Pension Funds Selling Off Office Properties To Reduce Exposure To Remote Work
Pension funds based in the U.S. and Canada are unwinding their bets on office buildings and retail as they reckon with the potential for big value declines.
North American public pension funds manage more than $6T, allocating almost 9% of that amount to real estate. Office has long been the preferred real estate asset class for these funds, but its share of investment has rapidly dwindled — office holdings now account for 23% of private real estate funds' holdings, down 11% from three years ago, according to National Council of Real Estate Investment Fiduciaries data reported by The Wall Street Journal.
The funds are reducing the size of their office portfolios even as they seek to increase their real estate assets in response to changing attitudes to physical work environments. Forty of the largest U.S. public pension funds mentioned plans to increase real estate holdings during recent meetings as part of a change to investment strategies, the WSJ reported.
Many U.S. and Canadian pension funds are slashing office holdings as they predict that the five day pre-pandemic workweek will not return, according to the WSJ.
Michael Turner, the president of Oxford Properties, the Ontario Municipal Employees Retirement System’s real estate arm, told the WSJ that he expects the $90B pension fund’s investment in office to fall from 25% of its holdings to 20% within the next 10 years. Six years ago, office made up 44% of Oxford's holdings.
“On average, hybrid work will likely result in less office demand per employee over time,” Turner told the WSJ.
Office buildings were in oversupply before the pandemic, with analysts anticipating that remote work could see a 20% reduction in demand for office spaces. One report this summer estimated that as much as $500B in value could be lost from the office market as a result of remote work.
Retail, which struggled as an investment for years before the pandemic, which then exacerbated weak properties' performance, is also losing traction, with private real estate funds dropping their holdings in retail spaces from 17% down to 10% over the past three years as the pandemic strengthened e-commerce’s grip on consumers.

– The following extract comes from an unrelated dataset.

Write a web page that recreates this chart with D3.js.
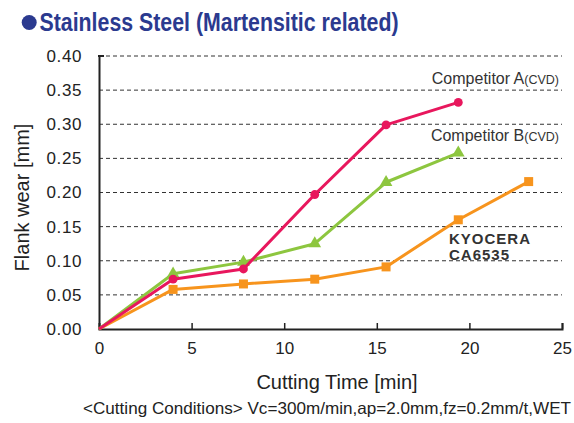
<!DOCTYPE html>
<html>
<head>
<meta charset="utf-8">
<script src="https://cdn.jsdelivr.net/npm/d3@7/dist/d3.min.js"></script>
<style>
  html, body { margin: 0; padding: 0; background: #fff; }
  svg { display: block; font-family: "Liberation Sans", Arial, sans-serif; }
</style>
</head>
<body>
<svg id="chart" width="574" height="423"></svg>
<script>
// Flank wear vs cutting time, martensitic stainless steel
const competitorA = [[0, 0], [4.0, 0.073], [7.8, 0.088], [11.65, 0.197], [15.5, 0.299], [19.4, 0.332]];
const competitorB = [[0, 0], [4.0, 0.081], [7.8, 0.098], [11.65, 0.125], [15.5, 0.215], [19.4, 0.258]];
const kyocera = [[0, 0], [4.0, 0.058], [7.8, 0.066], [11.65, 0.073], [15.5, 0.091], [19.4, 0.160], [23.2, 0.216]];
const xTicks = [0, 5, 10, 15, 20, 25];
const yTicks = [0, 0.05, 0.10, 0.15, 0.20, 0.25, 0.30, 0.35, 0.40];

const svg = d3.select("#chart");
const x = d3.scaleLinear().domain([0, 25]).range([99, 562]);
const y = d3.scaleLinear().domain([0, 0.40]).range([329, 56]);

// title with bullet
svg.append("circle").attr("cx", 29.2).attr("cy", 22.5).attr("r", 7.5).attr("fill", "#2b3a8f");
svg.append("text").attr("x", 39.5).attr("y", 31)
  .attr("font-size", 25).attr("font-weight", "bold").attr("fill", "#2b3a8f")
  .attr("textLength", 359).attr("lengthAdjust", "spacingAndGlyphs")
  .text("Stainless Steel (Martensitic related)");

// dashed gridlines
svg.append("g").selectAll("line").data(yTicks.filter(d => d > 0)).join("line")
  .attr("x1", x(0)).attr("x2", x(25))
  .attr("y1", d => y(d)).attr("y2", d => y(d))
  .attr("stroke", "#333").attr("stroke-width", 1).attr("stroke-dasharray", "4,3");

// y axis
const yAxis = svg.append("g").attr("transform", `translate(${x(0)},0)`)
  .call(d3.axisLeft(y).tickValues(yTicks).tickFormat(d3.format(".2f")).tickSize(0).tickPadding(17));
yAxis.select(".domain").attr("stroke", "#222").attr("stroke-width", 2);
yAxis.selectAll("text").attr("font-size", 17).attr("fill", "#222")
  .attr("font-family", "Liberation Sans, Arial, sans-serif").attr("letter-spacing", "0.6px");
svg.append("line").attr("x1", x(0) - 1).attr("x2", x(0) + 5).attr("y1", y(0.40)).attr("y2", y(0.40))
  .attr("stroke", "#222").attr("stroke-width", 2);

// x axis with inward ticks
const xAxis = svg.append("g").attr("transform", `translate(0,${y(0)})`)
  .call(d3.axisTop(x).tickValues(xTicks).tickSize(6).tickSizeOuter(6).tickFormat(d => d));
xAxis.select(".domain").attr("stroke", "#222").attr("stroke-width", 2);
xAxis.selectAll(".tick line").attr("stroke", "#222").attr("stroke-width", 1.5)
  .attr("display", d => d === 0 ? "none" : null);
xAxis.selectAll("text").attr("font-size", 17).attr("fill", "#222")
  .attr("font-family", "Liberation Sans, Arial, sans-serif")
  .attr("y", 25).attr("dy", 0);

// axis titles
svg.append("text").attr("transform", `translate(29,${197.5}) rotate(-90)`)
  .attr("text-anchor", "middle").attr("font-size", 20).attr("fill", "#222").text("Flank wear [mm]");
svg.append("text").attr("x", 337).attr("y", 389)
  .attr("text-anchor", "middle").attr("font-size", 20).attr("fill", "#222").text("Cutting Time [min]");
svg.append("text").attr("x", 327).attr("y", 414)
  .attr("text-anchor", "middle").attr("font-size", 16.5).attr("fill", "#222")
  .attr("textLength", 488).attr("lengthAdjust", "spacingAndGlyphs")
  .text("<Cutting Conditions> Vc=300m/min,ap=2.0mm,fz=0.2mm/t,WET");

const line = d3.line().x(d => x(d[0])).y(d => y(d[1]));

function drawSeries(data, color, shape, size) {
  svg.append("path").datum(data).attr("d", line)
    .attr("fill", "none").attr("stroke", color).attr("stroke-width", 3).attr("stroke-linejoin", "round");
  const sym = d3.symbol().type(shape).size(size);
  svg.append("g").selectAll("path").data(data.slice(1)).join("path")
    .attr("transform", d => `translate(${x(d[0])},${y(d[1])})`)
    .attr("d", sym).attr("fill", color);
}

drawSeries(kyocera, "#f7941d", d3.symbolSquare, 81);
drawSeries(competitorB, "#8dc63f", d3.symbolTriangle, 70);
drawSeries(competitorA, "#e8175d", d3.symbolCircle, 62);

// series labels
function compLabel(ty, main) {
  const t = svg.append("text").attr("x", 559).attr("y", ty).attr("text-anchor", "end")
    .attr("fill", "#333").attr("font-size", 16);
  t.append("tspan").text(main);
  t.append("tspan").attr("font-size", 12.5).text("(CVD)");
}
compLabel(84, "Competitor A");
compLabel(141, "Competitor B");

svg.append("text").attr("x", 449).attr("y", 243.5).attr("font-size", 15).attr("font-weight", "bold")
  .attr("letter-spacing", "1px").attr("fill", "#333").text("KYOCERA");
svg.append("text").attr("x", 449).attr("y", 259.5).attr("font-size", 15).attr("font-weight", "bold")
  .attr("letter-spacing", "1px").attr("fill", "#333").text("CA6535");
</script>
</body>
</html>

Investment strategies appear to be changing due to the largest difference in returns on different asset classes in two decades, the WSJ reported. According to a Teacher Retirement System of Texas’ analysis, office space showed returns of just 0.69% in Q2 2022, while industrial properties offered returns just over 6%. Industrial properties now account for 31% of private real estate funds’ investments, compared to 18% in 2019, and pension funds are also looking for stakes in utilities, highways and airports.